● GOAL
For the entries that follow, tally the lines holding the string "page". Give the total and nothing else.

Charts and diagrams as code
# # # #

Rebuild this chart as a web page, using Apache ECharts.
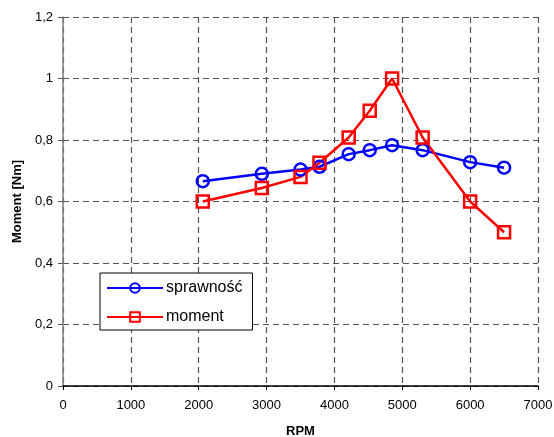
<!DOCTYPE html>
<html>
<head>
<meta charset="utf-8">
<script src="https://cdn.jsdelivr.net/npm/echarts@6/dist/echarts.min.js"></script>
<style>
  html, body { margin: 0; padding: 0; background: #fff; }
  #chart { width: 554px; height: 437px; }
</style>
</head>
<body>
<div id="chart"></div>
<script>
// Engine speed (RPM) for each measurement point
const rpm = [2060, 2930, 3500, 3780, 4210, 4520, 4850, 5300, 6000, 6500];
// Efficiency series
const sprawnosc = [0.666, 0.690, 0.704, 0.713, 0.754, 0.767, 0.783, 0.767, 0.728, 0.710];
// Torque series [Nm]
const moment = [0.600, 0.644, 0.680, 0.726, 0.808, 0.895, 1.000, 0.808, 0.600, 0.500];

const seriesNames = ['sprawność', 'moment'];
const xTicks = { min: 0, max: 7000, interval: 1000 };
const yTicks = { min: 0, max: 1.2, interval: 0.2 };

const FONT = '"Liberation Sans", Arial, sans-serif';

function pairs(xs, ys) {
  return xs.map((x, i) => [x, ys[i]]);
}

function fmtComma(v) {
  return String(Math.round(v * 10) / 10).replace('.', ',');
}

function fmtPlain(v) {
  return String(Math.round(v));
}

const chart = echarts.init(document.getElementById('chart'), null, { renderer: 'canvas' });

chart.setOption({
  backgroundColor: '#ffffff',
  animation: false,
  grid: { left: 63, right: 16, top: 17, bottom: 51, containLabel: false, outerBoundsMode: 'none' },
  legend: {
    orient: 'vertical',
    left: 100,
    top: 273,
    data: seriesNames,
    backgroundColor: '#ffffff',
    borderColor: '#000000',
    borderWidth: 1,
    borderRadius: 0,
    padding: [7, 10, 5, 6],
    itemWidth: 56,
    itemHeight: 12,
    itemGap: 13,
    textStyle: { fontFamily: FONT, fontSize: 16, color: '#000000', padding: [0, 0, 0, -2] }
  },
  xAxis: {
    type: 'value',
    min: xTicks.min,
    max: xTicks.max,
    interval: xTicks.interval,
    name: 'RPM',
    nameLocation: 'middle',
    nameGap: 39,
    nameTextStyle: { fontFamily: FONT, fontSize: 13, fontWeight: 'bold', color: '#000000' },
    axisLine: { show: true, onZero: false, lineStyle: { color: '#000000', width: 1.5 } },
    axisTick: { show: true, length: 4, lineStyle: { color: '#000000' } },
    axisLabel: { fontFamily: FONT, fontSize: 13, color: '#000000', margin: 13, formatter: fmtPlain },
    splitLine: { show: true, lineStyle: { color: '#555555', type: [6, 4], width: 1.2 } }
  },
  yAxis: {
    type: 'value',
    min: yTicks.min,
    max: yTicks.max,
    interval: yTicks.interval,
    name: 'Moment [Nm]',
    nameLocation: 'middle',
    nameGap: 38,
    nameTextStyle: { fontFamily: FONT, fontSize: 13, fontWeight: 'bold', color: '#000000' },
    axisLine: { show: true, lineStyle: { color: '#7f7f7f', width: 1.5 } },
    axisTick: { show: true, length: 5, lineStyle: { color: '#555555' } },
    axisLabel: { fontFamily: FONT, fontSize: 13, color: '#000000', margin: 10, formatter: fmtComma },
    splitLine: { show: true, lineStyle: { color: '#555555', type: [6, 4], width: 1.2 } }
  },
  series: [
    {
      name: seriesNames[0],
      type: 'line',
      data: pairs(rpm, sprawnosc),
      symbol: 'circle',
      symbolSize: 12,
      lineStyle: { color: '#0000ff', width: 2.5 },
      itemStyle: { color: 'rgba(0,0,0,0)', borderColor: '#0000ff', borderWidth: 2.5 },
      emphasis: { disabled: true }
    },
    {
      name: seriesNames[1],
      type: 'line',
      data: pairs(rpm, moment),
      symbol: 'rect',
      symbolSize: 12,
      lineStyle: { color: '#ff0000', width: 2.5 },
      itemStyle: { color: 'rgba(0,0,0,0)', borderColor: '#ff0000', borderWidth: 2.5 },
      emphasis: { disabled: true }
    }
  ]
});
</script>
</body>
</html>
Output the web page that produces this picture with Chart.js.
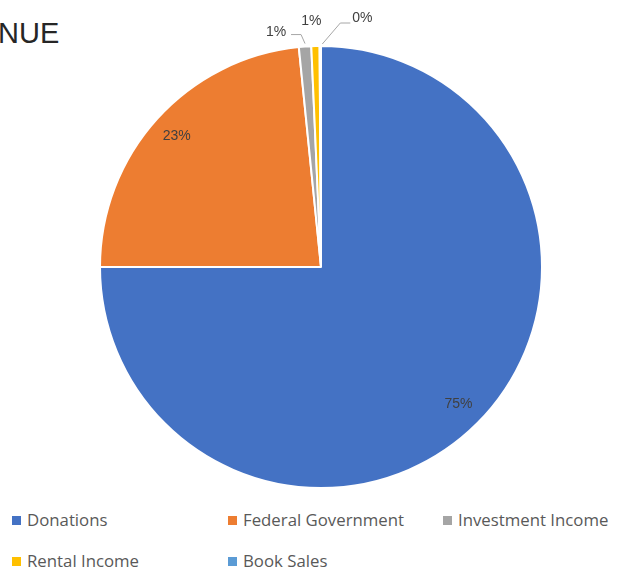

# # # #

● ANSWER
2